──────── Data ────────

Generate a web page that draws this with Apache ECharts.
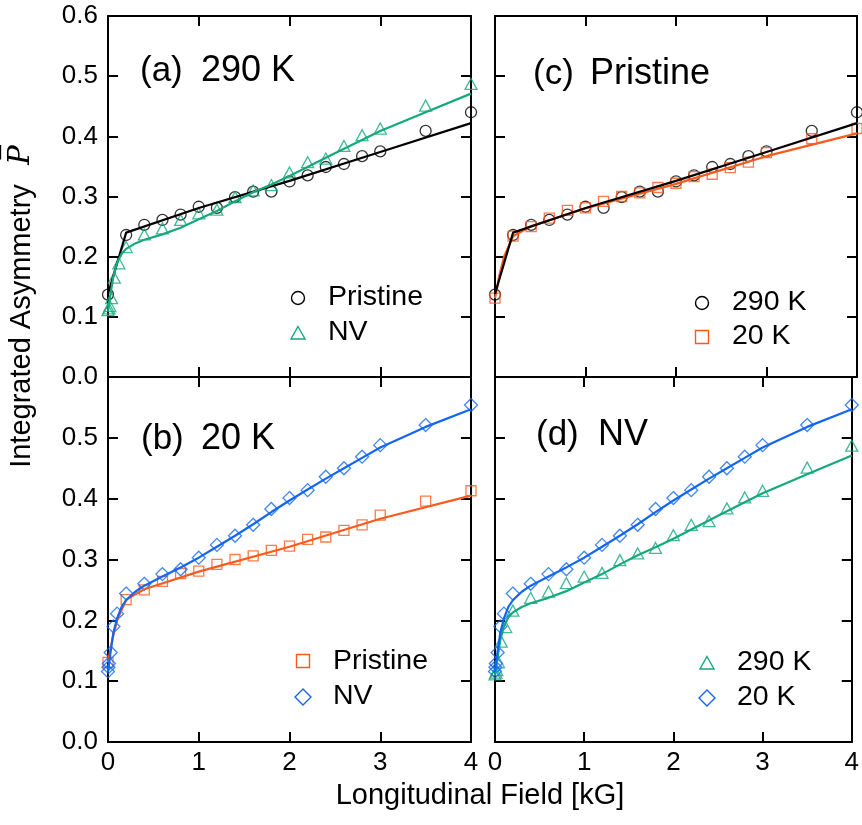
<!DOCTYPE html>
<html>
<head>
<meta charset="utf-8">
<script src="https://cdn.jsdelivr.net/npm/echarts@6/dist/echarts.min.js"></script>
<style>html,body{margin:0;padding:0;background:#fff;}#c{width:862px;height:825px;}</style>
</head>
<body>
<div id="c"></div>
<script>
// ---- data ----
const fieldP = [0, 0.2, 0.4, 0.6, 0.8, 1.0, 1.2, 1.4, 1.6, 1.8, 2.0, 2.2, 2.4, 2.6, 2.8, 3.0, 3.5, 4.0];
const pristine290 = [0.137, 0.236, 0.253, 0.261, 0.270, 0.283, 0.281, 0.299, 0.308, 0.308, 0.325, 0.335, 0.349, 0.354, 0.367, 0.375, 0.409, 0.440];
const pristine20 = [0.131, 0.234, 0.250, 0.264, 0.277, 0.281, 0.292, 0.300, 0.306, 0.315, 0.322, 0.333, 0.337, 0.348, 0.357, 0.373, 0.396, 0.413];
const fieldNV290 = [0, 0.01, 0.02, 0.04, 0.07, 0.12, 0.2, 0.4, 0.6, 0.8, 1.0, 1.2, 1.4, 1.6, 1.8, 2.0, 2.2, 2.4, 2.6, 2.8, 3.0, 3.5, 4.0];
const nv290 = [0.111, 0.114, 0.118, 0.131, 0.165, 0.189, 0.216, 0.237, 0.247, 0.261, 0.272, 0.278, 0.299, 0.310, 0.319, 0.340, 0.357, 0.363, 0.384, 0.402, 0.413, 0.451, 0.487];
const fieldNV20 = [0, 0.005, 0.01, 0.03, 0.06, 0.1, 0.2, 0.4, 0.6, 0.8, 1.0, 1.2, 1.4, 1.6, 1.8, 2.0, 2.2, 2.4, 2.6, 2.8, 3.0, 3.5, 4.0];
const nv20 = [0.116, 0.123, 0.129, 0.147, 0.190, 0.211, 0.244, 0.260, 0.276, 0.284, 0.303, 0.324, 0.339, 0.357, 0.383, 0.401, 0.414, 0.436, 0.450, 0.469, 0.488, 0.521, 0.554];

// fit curves
const fitP290X = [0, 0.2, 1.0, 2.0, 3.0, 4.0];
const fitP290Y = [0.138, 0.240, 0.281, 0.326, 0.374, 0.422];
const fitP20X = [0, 0.05, 0.1, 0.2, 0.4, 1.0, 2.0, 3.0, 4.0];
const fitP20Y = [0.131, 0.170, 0.200, 0.234, 0.251, 0.280, 0.321, 0.367, 0.405];
const fitNV290X = [0, 0.03, 0.06, 0.1, 0.15, 0.2, 0.3, 0.4, 0.6, 0.8, 1.0, 1.2, 1.4, 1.6, 1.8, 2.0, 2.5, 3.0, 3.5, 4.0];
const fitNV290Y = [0.110, 0.140, 0.168, 0.190, 0.205, 0.213, 0.222, 0.228, 0.237, 0.248, 0.262, 0.276, 0.292, 0.307, 0.320, 0.334, 0.372, 0.409, 0.440, 0.471];
const fitNV20X = [0, 0.03, 0.06, 0.1, 0.15, 0.2, 0.3, 0.4, 0.6, 0.8, 1.0, 1.2, 1.4, 1.6, 1.8, 2.0, 2.2, 2.4, 2.6, 2.8, 3.0, 3.5, 4.0];
const fitNV20Y = [0.115, 0.150, 0.180, 0.203, 0.222, 0.233, 0.247, 0.257, 0.272, 0.287, 0.303, 0.321, 0.339, 0.358, 0.378, 0.397, 0.415, 0.433, 0.450, 0.467, 0.484, 0.518, 0.547];

const xTickLabels = ['0', '1', '2', '3', '4'];
const yTickLabelsTop = ['0.0', '0.1', '0.2', '0.3', '0.4', '0.5', '0.6'];
const yTickLabelsBottom = ['0.0', '0.1', '0.2', '0.3', '0.4', '0.5', ''];

const panelTags = ['(a)', '(c)', '(b)', '(d)'];
const panelNames = ['290 K', 'Pristine', '20 K', 'NV'];

// ---- styles ----
const FONT = 'Liberation Sans, Arial, sans-serif';
const C_BLACK = '#000000', C_GREEN = '#14a97c', C_ORANGE = '#fb5a1c', C_BLUE = '#1266f2';

const zip = (xs, ys) => xs.map((x, i) => [x, ys[i]]);

const grids = [
  {left: 108, top: 16, width: 363, height: 361},
  {left: 495, top: 16, width: 362, height: 361},
  {left: 108, top: 377, width: 363, height: 365},
  {left: 495, top: 377, width: 362, height: 365}
];

const axisLine = {show: true, onZero: false, lineStyle: {color: '#000', width: 2}};
const axisTick = {show: true, inside: true, length: 10, lineStyle: {color: '#000', width: 2}};

const xAxis = [], yAxis = [];
grids.forEach((g, i) => {
  const bottomRow = i >= 2;
  const leftCol = (i % 2) === 0;
  xAxis.push({type: 'value', gridIndex: i, position: 'bottom', min: 0, max: 4, interval: 1,
    axisLine, axisTick, splitLine: {show: false},
    axisLabel: {show: bottomRow, margin: 8, color: '#000', fontSize: 26, fontFamily: FONT,
      formatter: v => xTickLabels[Math.round(v)]}});
  xAxis.push({type: 'value', gridIndex: i, position: 'top', min: 0, max: 4, interval: 1,
    axisLine, axisTick, splitLine: {show: false}, axisLabel: {show: false}});
  const labs = bottomRow ? yTickLabelsBottom : yTickLabelsTop;
  yAxis.push({type: 'value', gridIndex: i, position: 'left', min: 0, max: 0.6, interval: 0.1,
    axisLine, axisTick, splitLine: {show: false},
    axisLabel: {show: leftCol, margin: 10, color: '#000', fontSize: 26, fontFamily: FONT,
      formatter: v => labs[Math.round(v * 10)]}});
  yAxis.push({type: 'value', gridIndex: i, position: 'right', min: 0, max: 0.6, interval: 0.1,
    axisLine, axisTick, splitLine: {show: false}, axisLabel: {show: false}});
});

function fit(i, xs, ys, color) {
  return {type: 'line', xAxisIndex: 2 * i, yAxisIndex: 2 * i, data: zip(xs, ys),
    showSymbol: false, smooth: false, lineStyle: {color, width: 2.2}, z: 3, silent: true};
}
const SYM = {
  circle: {symbol: 'circle', symbolSize: 11},
  triangle: {symbol: 'triangle', symbolSize: [12, 11]},
  square: {symbol: 'rect', symbolSize: 10},
  diamond: {symbol: 'diamond', symbolSize: 13}
};
function pts(i, xs, ys, color, sym) {
  return Object.assign({type: 'scatter', xAxisIndex: 2 * i, yAxisIndex: 2 * i, data: zip(xs, ys),
    itemStyle: {color: 'rgba(0,0,0,0)', borderColor: color, borderWidth: 1.3}, z: 2, silent: true}, SYM[sym]);
}

const series = [
  // (a) 290 K
  pts(0, fieldP, pristine290, C_BLACK, 'circle'),
  pts(0, fieldNV290, nv290, C_GREEN, 'triangle'),
  fit(0, fitP290X, fitP290Y, C_BLACK),
  fit(0, fitNV290X, fitNV290Y, C_GREEN),
  // (c) Pristine
  pts(1, fieldP, pristine290, C_BLACK, 'circle'),
  pts(1, fieldP, pristine20, C_ORANGE, 'square'),
  fit(1, fitP20X, fitP20Y, C_ORANGE),
  fit(1, fitP290X, fitP290Y, C_BLACK),
  // (b) 20 K
  pts(2, fieldP, pristine20, C_ORANGE, 'square'),
  pts(2, fieldNV20, nv20, C_BLUE, 'diamond'),
  fit(2, fitP20X, fitP20Y, C_ORANGE),
  fit(2, fitNV20X, fitNV20Y, C_BLUE),
  // (d) NV
  pts(3, fieldNV290, nv290, C_GREEN, 'triangle'),
  pts(3, fieldNV20, nv20, C_BLUE, 'diamond'),
  fit(3, fitNV290X, fitNV290Y, C_GREEN),
  fit(3, fitNV20X, fitNV20Y, C_BLUE)
];

// ---- annotations / legends ----
function txt(x, y, text, size, extra) {
  return {type: 'text', x, y, z: 10, style: Object.assign({text, fontSize: size, fontFamily: FONT, fill: '#000',
    align: 'left', verticalAlign: 'middle'}, extra || {})};
}
function legendSym(kind, cx, cy, color) {
  const style = {fill: 'none', stroke: color, lineWidth: 1.4};
  if (kind === 'circle') return {type: 'circle', z: 10, shape: {cx, cy, r: 6.5}, style};
  if (kind === 'square') return {type: 'rect', z: 10, shape: {x: cx - 6.5, y: cy - 6.5, width: 13, height: 13}, style};
  if (kind === 'triangle') return {type: 'polygon', z: 10, shape: {points: [[cx, cy - 6.5], [cx + 7, cy + 6], [cx - 7, cy + 6]]}, style};
  return {type: 'polygon', z: 10, shape: {points: [[cx, cy - 8], [cx + 8, cy], [cx, cy + 8], [cx - 8, cy]]}, style};
}

const graphic = [
  txt(140, 71, panelTags[0], 35), txt(201, 71, panelNames[0], 36),
  txt(533, 74, panelTags[1], 35), txt(590, 74, panelNames[1], 36),
  txt(141, 439, panelTags[2], 35), txt(201, 439, panelNames[2], 36),
  txt(536, 435, panelTags[3], 35), txt(598, 435, panelNames[3], 36),
  // legend (a)
  legendSym('circle', 298, 298, C_BLACK), txt(328, 297, 'Pristine', 28.5),
  legendSym('triangle', 298, 333, C_GREEN), txt(328, 332, 'NV', 28.5),
  // legend (c)
  legendSym('circle', 702, 303, C_BLACK), txt(732, 302, '290 K', 28.5),
  legendSym('square', 702, 337, C_ORANGE), txt(732, 336, '20 K', 28.5),
  // legend (b)
  legendSym('square', 303, 661, C_ORANGE), txt(333, 661, 'Pristine', 28.5),
  legendSym('diamond', 303, 697, C_BLUE), txt(333, 696, 'NV', 28.5),
  // legend (d)
  legendSym('triangle', 707, 663, C_GREEN), txt(737, 662, '290 K', 28.5),
  legendSym('diamond', 707, 698, C_BLUE), txt(737, 697, '20 K', 28.5),
  // axis titles
  txt(480, 796, 'Longitudinal Field [kG]', 29, {align: 'center'}),
  {type: 'text', x: 22, y: 326, rotation: Math.PI / 2, z: 10,
    style: {text: 'Integrated Asymmetry', fontSize: 29, fontFamily: FONT, fill: '#000', align: 'center', verticalAlign: 'middle'}},
  {type: 'text', x: 21, y: 155, rotation: Math.PI / 2, z: 10,
    style: {text: 'P\u0305', fontSize: 29, fontStyle: 'italic', fontFamily: 'DejaVu Serif, Liberation Serif, serif', fill: '#000', align: 'center', verticalAlign: 'middle'}}
];

const chart = echarts.init(document.getElementById('c'), null, {renderer: 'canvas'});
chart.setOption({
  animation: false,
  backgroundColor: '#fff',
  grid: grids,
  xAxis, yAxis, series, graphic
});
</script>
</body>
</html>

────────

Exercise prompt — Only lines belong in the copy: transcribe those from the start of the data through the line that contains "0.488, 0.521, 0.554];", and skip the pictures.

Answer to this exercise —
Generate a web page that draws this with Apache ECharts.
<!DOCTYPE html>
<html>
<head>
<meta charset="utf-8">
<script src="https://cdn.jsdelivr.net/npm/echarts@6/dist/echarts.min.js"></script>
<style>html,body{margin:0;padding:0;background:#fff;}#c{width:862px;height:825px;}</style>
</head>
<body>
<div id="c"></div>
<script>
// ---- data ----
const fieldP = [0, 0.2, 0.4, 0.6, 0.8, 1.0, 1.2, 1.4, 1.6, 1.8, 2.0, 2.2, 2.4, 2.6, 2.8, 3.0, 3.5, 4.0];
const pristine290 = [0.137, 0.236, 0.253, 0.261, 0.270, 0.283, 0.281, 0.299, 0.308, 0.308, 0.325, 0.335, 0.349, 0.354, 0.367, 0.375, 0.409, 0.440];
const pristine20 = [0.131, 0.234, 0.250, 0.264, 0.277, 0.281, 0.292, 0.300, 0.306, 0.315, 0.322, 0.333, 0.337, 0.348, 0.357, 0.373, 0.396, 0.413];
const fieldNV290 = [0, 0.01, 0.02, 0.04, 0.07, 0.12, 0.2, 0.4, 0.6, 0.8, 1.0, 1.2, 1.4, 1.6, 1.8, 2.0, 2.2, 2.4, 2.6, 2.8, 3.0, 3.5, 4.0];
const nv290 = [0.111, 0.114, 0.118, 0.131, 0.165, 0.189, 0.216, 0.237, 0.247, 0.261, 0.272, 0.278, 0.299, 0.310, 0.319, 0.340, 0.357, 0.363, 0.384, 0.402, 0.413, 0.451, 0.487];
const fieldNV20 = [0, 0.005, 0.01, 0.03, 0.06, 0.1, 0.2, 0.4, 0.6, 0.8, 1.0, 1.2, 1.4, 1.6, 1.8, 2.0, 2.2, 2.4, 2.6, 2.8, 3.0, 3.5, 4.0];
const nv20 = [0.116, 0.123, 0.129, 0.147, 0.190, 0.211, 0.244, 0.260, 0.276, 0.284, 0.303, 0.324, 0.339, 0.357, 0.383, 0.401, 0.414, 0.436, 0.450, 0.469, 0.488, 0.521, 0.554];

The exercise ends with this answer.